Groundwater-surface water interactions in the San Joaquin River Basin As one of the most productive agricultural regions of the United States and a major water resource for a growing population, the San Joaquin River basin in the Central Valley in California, is a case study in the water-food-energy nexus and sensitivity to a changing climate. Here, we seek to better understand the physical hydrology of the basin by simulating groundwater-surface water dynamics with ParFlow-CLM. Results suggest that mountain block hydraulic conductivity could account for 7-23% of total recharge in the Central Valley, an important finding for water resource management in California.

Groundwater-land surface-atmosphere feedbacks during the European 2003 heat wave By coupling ParFlow to land and meteorological models, the fully coupled water cycle from groundwater to atmosphere can be simulated, a novel exploration in that atmospheric models rarely incorporate a dynamic water table and three dimensional subsurface flow. This study couples ParFlow to the meteorological model over Europe during the 2003 heat wave in order to investigate the effects of various lower boundary conditions and configurations on land-atmosphere moisture exchange and thermal energy.
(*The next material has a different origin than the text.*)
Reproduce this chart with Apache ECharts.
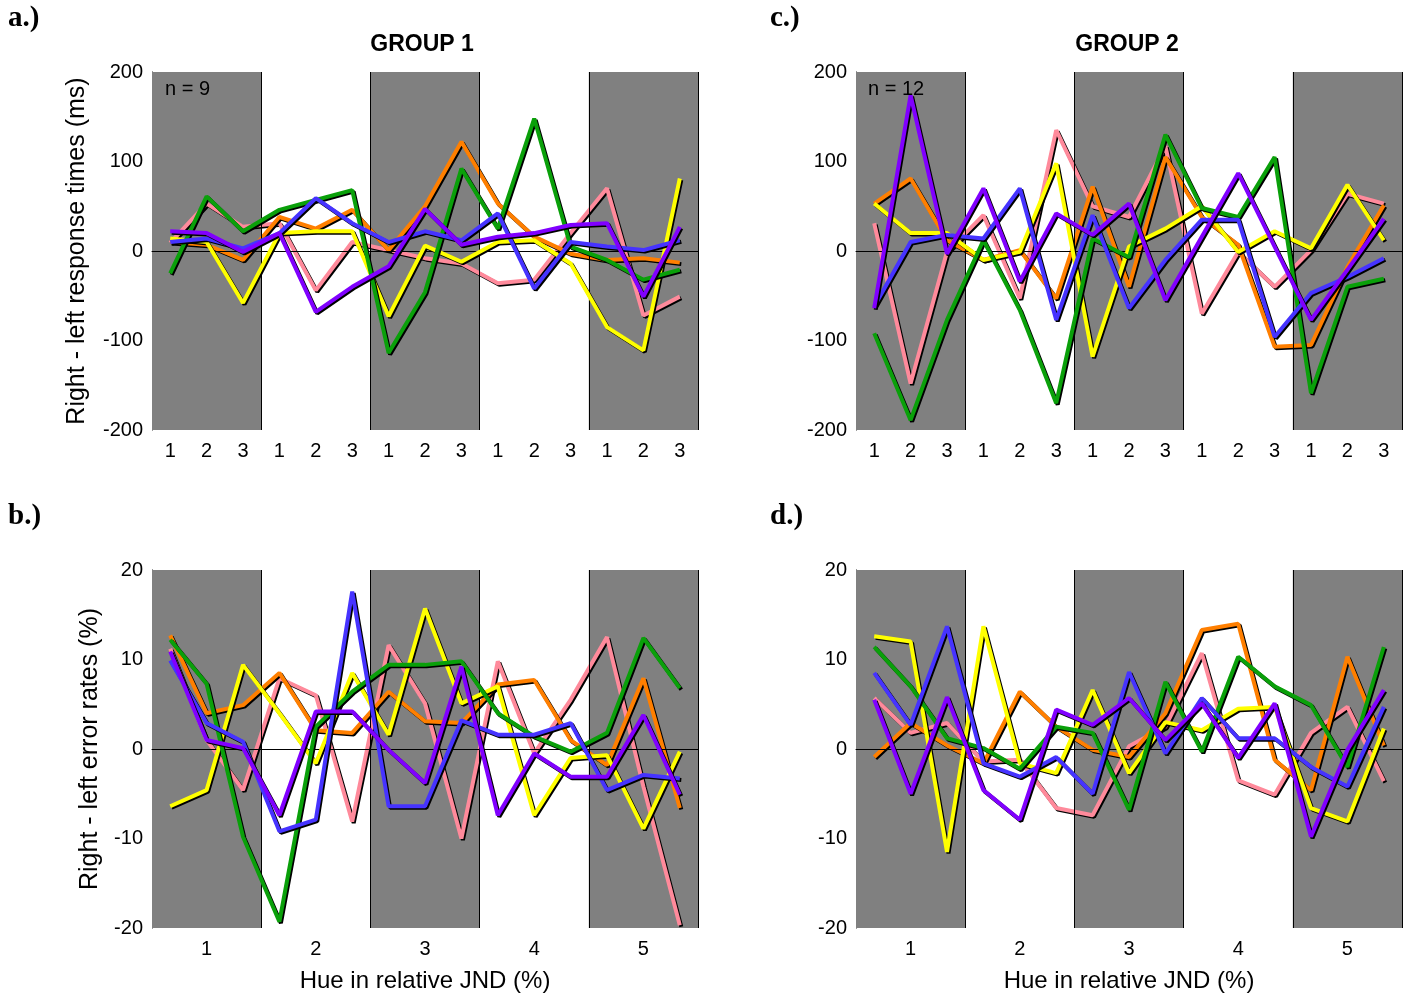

Continental water residence times Ever wonder how long water spends in the subsurface? Residence time and groundwater age are vital to ecosystem development and human consumption, but measuring residence time distributions is difficult at large scales. ParFlow may be used to estimate water residence time when used in conjunction with a Lagrangian particle tracking approach. A simulation of groundwater age across the continental United States allows unique insight into the relationship between geography, climate, and water residence time in major basins.

The effects of insect-induced tree mortality on water and energy in mountain headwaters The mountain pine beetle (MPB) has decimated the high elevation lodgepole and ponderosa pine forests of Western United States and Canada over the past two decades. ParFlow-CLM was used to diagnose feedbacks that land disturbance at this scale has on water and energy fluxes in the Big Thompson watershed in Colorado. Results show that insect-induced reductions in canopy interception, transpiration, and snow pack are largely mitigated by heightened ground evaporation and ablation, adding to the growing number of studies citing damping of MPB hydrologic signal at large scales.

Scale dependent parameterization in integrated hydrologic modeling The highly instrumented Wüstebach catchment in Germany allows the unique opportunity to explore the application of the information entropy concept in subsurface parameterization of three dimensional hydrological models. Results suggest that amplifying soil hydraulic conductivity in regions where aggregation of observations at model scale leads to loss of topographic information content may increase model performance, an important finding for high-resolution, large-scale physically based modeling that requires detailed subsurface parameterization.

Moisture dependent irrigation and its feedbacks with integrated hydrology In this example, ParFlow was used in conjunction with a novel linear optimization water allocation module to evaluate the impact of groundwater-surface water interactions on moisture dependent irrigation in the Little Washita River Basin, Oklahoma.